** START Information provided **
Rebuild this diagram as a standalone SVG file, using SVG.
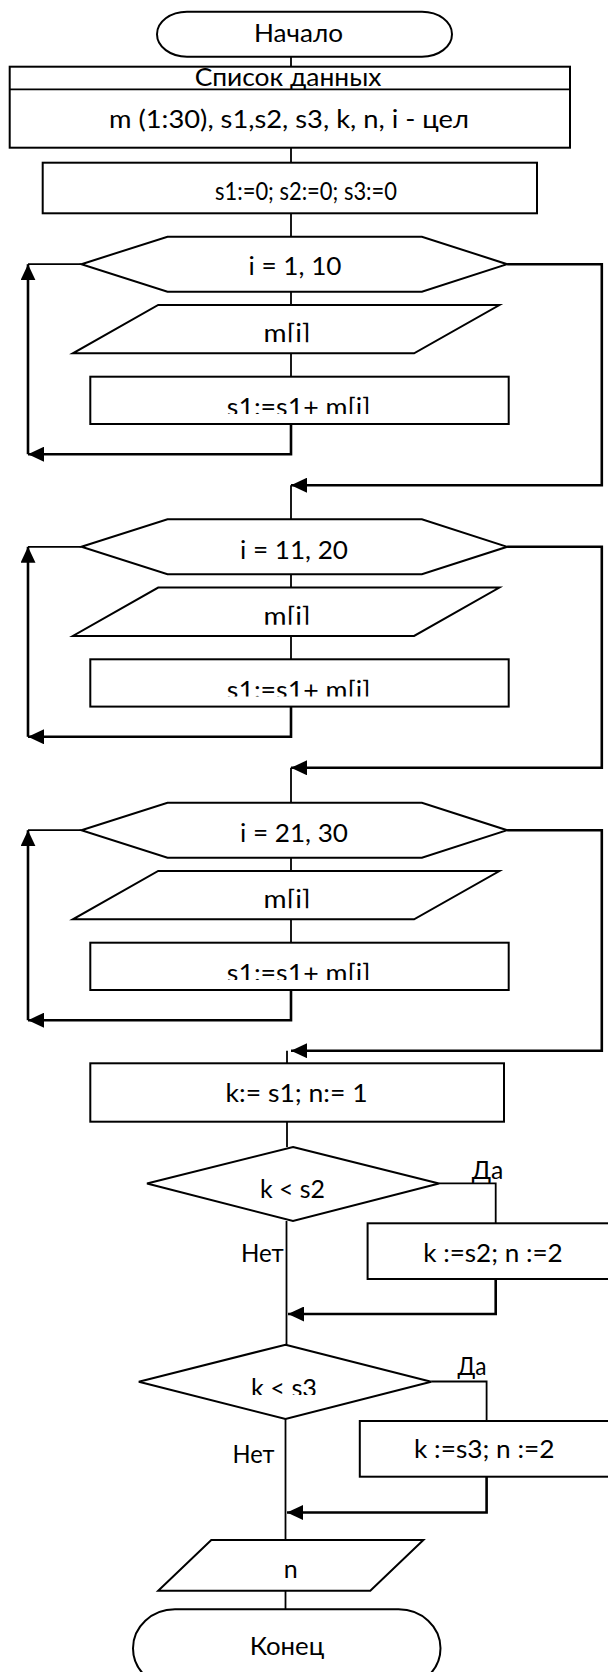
<svg xmlns="http://www.w3.org/2000/svg" width="608" height="1672" viewBox="0 0 608 1672">
<style>
.n{fill:#fff;stroke:#000;stroke-width:2}
.c{fill:none;stroke:#000;stroke-width:1.8}
.a{fill:none;stroke:#000;stroke-width:2.6}
.t{font-family:Lato,"Open Sans","Noto Sans",sans-serif;font-size:25px;fill:#000;text-anchor:middle}
</style>
<defs>
<marker id="ah" markerUnits="userSpaceOnUse" viewBox="0 0 16 15" refX="16" refY="7.5" markerWidth="16" markerHeight="15" orient="auto"><path d="M0,0 L16,7.5 L0,15 z" fill="#000"/></marker>
<clipPath id="cp1"><rect x="60" y="300" width="460" height="42.2"/></clipPath>
<clipPath id="cp2"><rect x="60" y="583" width="460" height="41.8"/></clipPath>
<clipPath id="cp3"><rect x="60" y="866" width="460" height="42.2"/></clipPath>
<clipPath id="cr1"><rect x="90" y="377" width="420" height="37"/></clipPath>
<clipPath id="cr2"><rect x="90" y="660" width="420" height="36.6"/></clipPath>
<clipPath id="cr3"><rect x="90" y="943" width="420" height="37"/></clipPath>
<clipPath id="cd2"><rect x="140" y="1345" width="290" height="50"/></clipPath>
</defs>
<rect width="608" height="1672" fill="#fff"/>
<g id="connectors">
<path class="c" d="M291,57 V67"/>
<path class="c" d="M291,147.7 V162.7"/>
<path class="c" d="M291,213.3 V236.7"/>
<path class="c" d="M291,291.7 V305"/>
<path class="c" d="M291,353.3 V376.7"/>
<path class="a" d="M291,424 V454.2 H28" marker-end="url(#ah)"/>
<path class="a" d="M28,454.2 V264.2" marker-end="url(#ah)"/>
<path class="c" d="M28,264.2 H81.4"/>
<path class="a" d="M507.2,264.2 H601.8 V485.2 H291" marker-end="url(#ah)"/>
<path class="c" d="M291,485.2 V519.3"/>
<path class="c" d="M291,574.3 V587.6"/>
<path class="c" d="M291,635.9 V659.3"/>
<path class="a" d="M291,706.6 V736.8 H28" marker-end="url(#ah)"/>
<path class="a" d="M28,736.8 V546.8" marker-end="url(#ah)"/>
<path class="c" d="M28,546.8 H81.4"/>
<path class="a" d="M507.2,546.8 H601.8 V767.8 H291" marker-end="url(#ah)"/>
<path class="c" d="M291,767.8 V802.7"/>
<path class="c" d="M291,857.7 V871"/>
<path class="c" d="M291,919.3 V942.7"/>
<path class="a" d="M291,990 V1020.2 H28" marker-end="url(#ah)"/>
<path class="a" d="M28,1020.2 V830.2" marker-end="url(#ah)"/>
<path class="c" d="M28,830.2 H81.4"/>
<path class="a" d="M507.2,830.2 H601.8 V1050.7 H291" marker-end="url(#ah)"/>
<path class="c" d="M287,1050.7 V1063.3"/>
<path class="c" d="M287,1121.7 V1147"/>
<path class="c" d="M439,1183.3 H495.7 V1223.3"/>
<path class="a" d="M495.7,1279 V1314 H288" marker-end="url(#ah)"/>
<path class="c" d="M286.5,1221 V1345"/>
<path class="c" d="M431.2,1381.5 H486.6 V1421"/>
<path class="a" d="M486.6,1476.7 V1512.5 H287" marker-end="url(#ah)"/>
<path class="c" d="M285.5,1419 V1540"/>
<path class="c" d="M285.5,1590.7 V1609.3"/>
</g>
<g id="start">
<rect class="n" x="157" y="11.7" width="295" height="45" rx="30" ry="22.5"/>
<text class="t" x="298.5" y="42" textLength="89" lengthAdjust="spacingAndGlyphs">Начало</text>
</g>
<g id="data">
<rect class="n" x="9.7" y="66.7" width="560.3" height="81"/>
<line class="c" x1="9.7" y1="89.3" x2="570" y2="89.3"/>
<text class="t" x="288" y="85.5" textLength="186.7" lengthAdjust="spacingAndGlyphs">Список данных</text>
<text class="t" x="289" y="128" textLength="360" lengthAdjust="spacingAndGlyphs">m (1:30), s1,s2, s3, k, n, i - цел</text>
</g>
<g id="init">
<rect class="n" x="42.7" y="162.7" width="494.3" height="50.6"/>
<text class="t" x="306" y="199.5" textLength="182" lengthAdjust="spacingAndGlyphs">s1:=0; s2:=0; s3:=0</text>
</g>
<g id="loop1">
<polygon class="n" points="81.4,264.2 167.5,236.7 421.9,236.7 507.2,264.2 421.9,291.7 167.5,291.7"/>
<text class="t" x="295" y="275.3" textLength="93" lengthAdjust="spacingAndGlyphs">i = 1, 10</text>
</g>
<g id="input1">
<polygon class="n" points="158.2,305 499.4,305 414.1,353.3 72.9,353.3"/>
<text class="t" x="287" y="342.2" clip-path="url(#cp1)" textLength="47" lengthAdjust="spacingAndGlyphs">m[i]</text>
</g>
<g id="sum1">
<rect class="n" x="90.3" y="376.7" width="418.4" height="47.3"/>
<text class="t" x="298.6" y="416.3" clip-path="url(#cr1)" textLength="143.5" lengthAdjust="spacingAndGlyphs">s1:=s1+ m[i]</text>
</g>
<g id="loop2">
<polygon class="n" points="81.4,546.8 167.5,519.3 421.9,519.3 507.2,546.8 421.9,574.3 167.5,574.3"/>
<text class="t" x="294" y="558.6" textLength="108" lengthAdjust="spacingAndGlyphs">i = 11, 20</text>
</g>
<g id="input2">
<polygon class="n" points="158.2,587.6 499.4,587.6 414.1,635.9 72.9,635.9"/>
<text class="t" x="287" y="624.8" clip-path="url(#cp2)" textLength="47" lengthAdjust="spacingAndGlyphs">m[i]</text>
</g>
<g id="sum2">
<rect class="n" x="90.3" y="659.3" width="418.4" height="47.3"/>
<text class="t" x="298.6" y="698.9" clip-path="url(#cr2)" textLength="143.5" lengthAdjust="spacingAndGlyphs">s1:=s1+ m[i]</text>
</g>
<g id="loop3">
<polygon class="n" points="81.4,830.2 167.5,802.7 421.9,802.7 507.2,830.2 421.9,857.7 167.5,857.7"/>
<text class="t" x="294" y="841.5" textLength="108" lengthAdjust="spacingAndGlyphs">i = 21, 30</text>
</g>
<g id="input3">
<polygon class="n" points="158.2,871 499.4,871 414.1,919.3 72.9,919.3"/>
<text class="t" x="287" y="908.2" clip-path="url(#cp3)" textLength="47" lengthAdjust="spacingAndGlyphs">m[i]</text>
</g>
<g id="sum3">
<rect class="n" x="90.3" y="942.7" width="418.4" height="47.3"/>
<text class="t" x="298.6" y="982.3" clip-path="url(#cr3)" textLength="143.5" lengthAdjust="spacingAndGlyphs">s1:=s1+ m[i]</text>
</g>
<g id="assign">
<rect class="n" x="90.3" y="1063.3" width="413.7" height="58.4"/>
<text class="t" x="296.6" y="1101.7" textLength="142" lengthAdjust="spacingAndGlyphs">k:= s1; n:= 1</text>
</g>
<g id="cond1">
<polygon class="n" points="293,1147 439,1183.5 293,1221 147,1183.5"/>
<text class="t" x="292.5" y="1198.3" textLength="65" lengthAdjust="spacingAndGlyphs">k &lt; s2</text>
<text class="t" x="487.5" y="1179.3" textLength="31.6" lengthAdjust="spacingAndGlyphs">Да</text>
<text class="t" x="262.4" y="1261.7" textLength="42.8" lengthAdjust="spacingAndGlyphs">Нет</text>
</g>
<g id="set2">
<rect class="n" x="367.6" y="1223.3" width="246" height="55.7"/>
<text class="t" x="493" y="1261.7" textLength="139.4" lengthAdjust="spacingAndGlyphs">k :=s2; n :=2</text>
</g>
<g id="cond2">
<polygon class="n" points="285.5,1344.7 431.2,1381.7 285.5,1419 138.8,1381.7"/>
<text class="t" x="284" y="1397" clip-path="url(#cd2)" textLength="66" lengthAdjust="spacingAndGlyphs">k &lt; s3</text>
<text class="t" x="472" y="1375" textLength="29" lengthAdjust="spacingAndGlyphs">Да</text>
<text class="t" x="253.5" y="1463.3" textLength="42" lengthAdjust="spacingAndGlyphs">Нет</text>
</g>
<g id="set3">
<rect class="n" x="359.8" y="1421" width="254" height="55.7"/>
<text class="t" x="484.3" y="1458.3" textLength="140.5" lengthAdjust="spacingAndGlyphs">k :=s3; n :=2</text>
</g>
<g id="output">
<polygon class="n" points="211.3,1540 423.4,1540 370.3,1590.7 158.2,1590.7"/>
<text class="t" x="290.8" y="1578">n</text>
</g>
<g id="end">
<rect class="n" x="133" y="1609.3" width="307.5" height="78" rx="42" ry="39"/>
<text class="t" x="287" y="1655" textLength="74.7" lengthAdjust="spacingAndGlyphs">Конец</text>
</g>
</svg>
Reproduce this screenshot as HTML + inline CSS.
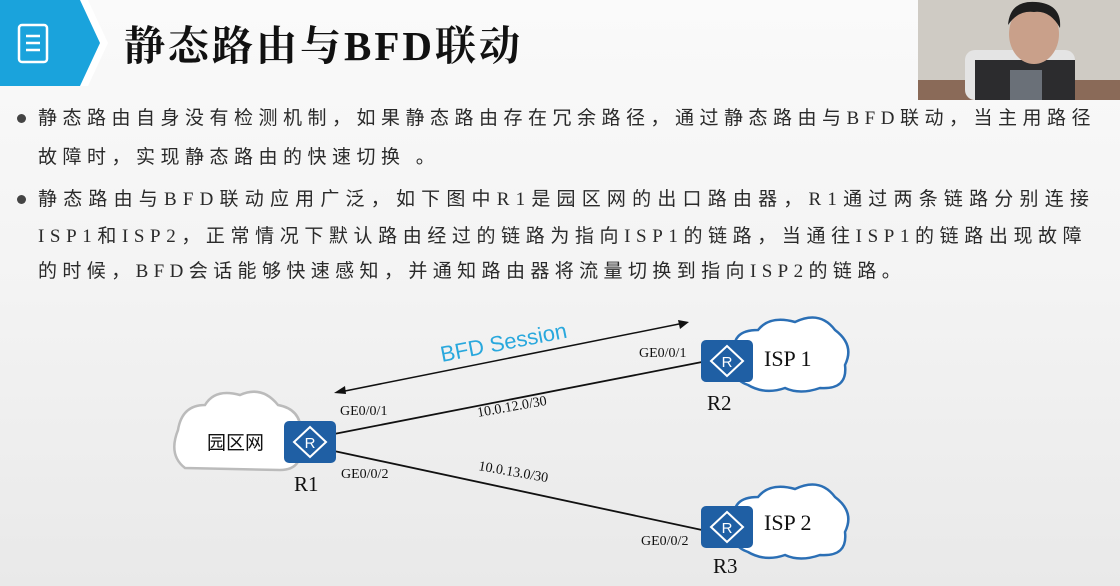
<!DOCTYPE html>
<html><head><meta charset="utf-8"><style>
html,body{margin:0;padding:0}
body{width:1120px;height:586px;position:relative;overflow:hidden;background:linear-gradient(#fafafa 0%,#f3f3f3 50%,#e9e9e9 100%);font-family:"Liberation Serif","Noto Sans CJK SC",serif}
.t{position:absolute;left:38px;font-size:19px;letter-spacing:5.2px;color:#2a2a2a;white-space:nowrap;font-family:"Liberation Serif","Noto Sans CJK SC",sans-serif}
.b{position:absolute;left:17px;width:9px;height:9px;border-radius:50%;background:#444}
</style></head><body>
<svg width="1120" height="586" style="position:absolute;left:0;top:0">
<polygon points="0,0 82,0 102,43 82,86 0,86" fill="#1aa3dc"/>
<polygon points="80,0 88,0 108,43 88,86 80,86 100,43" fill="#fff"/>
<rect x="19" y="25" width="28" height="37" rx="3" fill="none" stroke="#fff" stroke-width="2.5"/>
<line x1="26" y1="36" x2="40" y2="36" stroke="#fff" stroke-width="2.5"/>
<line x1="26" y1="43" x2="40" y2="43" stroke="#fff" stroke-width="2.5"/>
<line x1="26" y1="50" x2="40" y2="50" stroke="#fff" stroke-width="2.5"/>
<text x="124" y="60" font-size="41" font-weight="bold" fill="#111" font-family="Liberation Serif,Noto Serif CJK SC,serif" letter-spacing="3">静态路由与BFD联动</text>
<!-- webcam -->
<rect x="918" y="0" width="202" height="100" fill="#cfcbc4"/>
<rect x="918" y="80" width="202" height="20" fill="#8a6a58"/>
<rect x="965" y="50" width="110" height="50" rx="10" fill="#e4e4e4"/>
<rect x="975" y="60" width="100" height="40" fill="#2c2c2e"/>
<rect x="1010" y="70" width="32" height="30" fill="#6a7078"/>
<ellipse cx="1034" cy="34" rx="25" ry="30" fill="#c9a08a"/>
<path d="M1008 25 Q1010 0 1036 2 Q1062 4 1060 28 Q1050 10 1034 12 Q1018 10 1008 25Z" fill="#1e1e1e"/>
<!-- links -->
<line x1="334" y1="434" x2="702" y2="362" stroke="#111" stroke-width="1.8"/>
<line x1="334" y1="451" x2="702" y2="530" stroke="#111" stroke-width="1.8"/>
<line x1="340" y1="392" x2="684" y2="323" stroke="#111" stroke-width="1.5"/>
<polygon points="334,393 345,386 346,394" fill="#111"/>
<polygon points="689,322 678,320 680,329" fill="#111"/>
<text x="0" y="0" font-size="22" fill="#29a8dd" font-family="Liberation Sans,sans-serif" transform="translate(442,362) rotate(-11)">BFD Session</text>
<!-- clouds -->
<g fill="#fff" stroke="#bbb" stroke-width="2.5">
<path d="M185 468 Q168 455 178 430 Q182 405 205 405 Q215 388 240 395 Q262 385 278 405 Q305 410 300 440 Q305 470 280 470 Z"/>
</g>
<g fill="#fff" stroke="#2b6fb5" stroke-width="2.5">
<path d="M748 385 Q728 378 735 355 Q730 330 758 330 Q770 315 795 322 Q820 310 835 330 Q855 345 845 365 Q848 390 820 388 Q800 395 785 388 Q765 395 748 385Z"/>
<path d="M748 552 Q728 545 735 522 Q730 497 758 497 Q770 482 795 489 Q820 477 835 497 Q855 512 845 532 Q848 557 820 555 Q800 562 785 555 Q765 562 748 552Z"/>
</g>
<!-- routers -->
<g>
<rect x="284" y="421" width="52" height="42" rx="5" fill="#1f5fa4"/>
<polygon points="310,427 326,442 310,457 294,442" fill="none" stroke="#fff" stroke-width="2"/>
<text x="310" y="448" font-size="15" fill="#fff" text-anchor="middle" font-family="Liberation Sans,sans-serif">R</text>
<rect x="701" y="340" width="52" height="42" rx="5" fill="#1f5fa4"/>
<polygon points="727,346 743,361 727,376 711,361" fill="none" stroke="#fff" stroke-width="2"/>
<text x="727" y="367" font-size="15" fill="#fff" text-anchor="middle" font-family="Liberation Sans,sans-serif">R</text>
<rect x="701" y="506" width="52" height="42" rx="5" fill="#1f5fa4"/>
<polygon points="727,512 743,527 727,542 711,527" fill="none" stroke="#fff" stroke-width="2"/>
<text x="727" y="533" font-size="15" fill="#fff" text-anchor="middle" font-family="Liberation Sans,sans-serif">R</text>
</g>
<g font-family="Liberation Serif,Noto Sans CJK SC,serif" fill="#111">
<text x="207" y="449" font-size="19" font-family="Noto Sans CJK SC,sans-serif">园区网</text>
<text x="294" y="491" font-size="21">R1</text>
<text x="707" y="410" font-size="21">R2</text>
<text x="713" y="573" font-size="21">R3</text>
<text x="764" y="366" font-size="22">ISP 1</text>
<text x="764" y="530" font-size="22">ISP 2</text>
<g font-size="14">
<text x="340" y="415">GE0/0/1</text>
<text x="341" y="478">GE0/0/2</text>
<text x="639" y="357">GE0/0/1</text>
<text x="641" y="545">GE0/0/2</text>
<text transform="translate(478,417) rotate(-10)">10.0.12.0/30</text>
<text transform="translate(478,470) rotate(10)">10.0.13.0/30</text>
</g>
</g>
</svg>
<div class="b" style="top:114px"></div>
<div class="t" style="top:103px;letter-spacing:5.5px">静态路由自身没有检测机制，如果静态路由存在冗余路径，通过静态路由与BFD联动，当主用路径</div>
<div class="t" style="top:142px;letter-spacing:5.5px">故障时，实现静态路由的快速切换 。</div>
<div class="b" style="top:195px"></div>
<div class="t" style="top:184px;letter-spacing:6.2px">静态路由与BFD联动应用广泛，如下图中R1是园区网的出口路由器，R1通过两条链路分别连接</div>
<div class="t" style="top:221px;letter-spacing:5.6px">ISP1和ISP2，正常情况下默认路由经过的链路为指向ISP1的链路，当通往ISP1的链路出现故障</div>
<div class="t" style="top:256px;letter-spacing:5.4px">的时候，BFD会话能够快速感知，并通知路由器将流量切换到指向ISP2的链路。</div>
</body></html>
** END Information provided **
## [What is required]
Pull every line containing the word "this" out of the material and copy it.

## [Exercise result]
Rebuild this diagram as a standalone SVG file, using SVG.
Reproduce this screenshot as HTML + inline CSS.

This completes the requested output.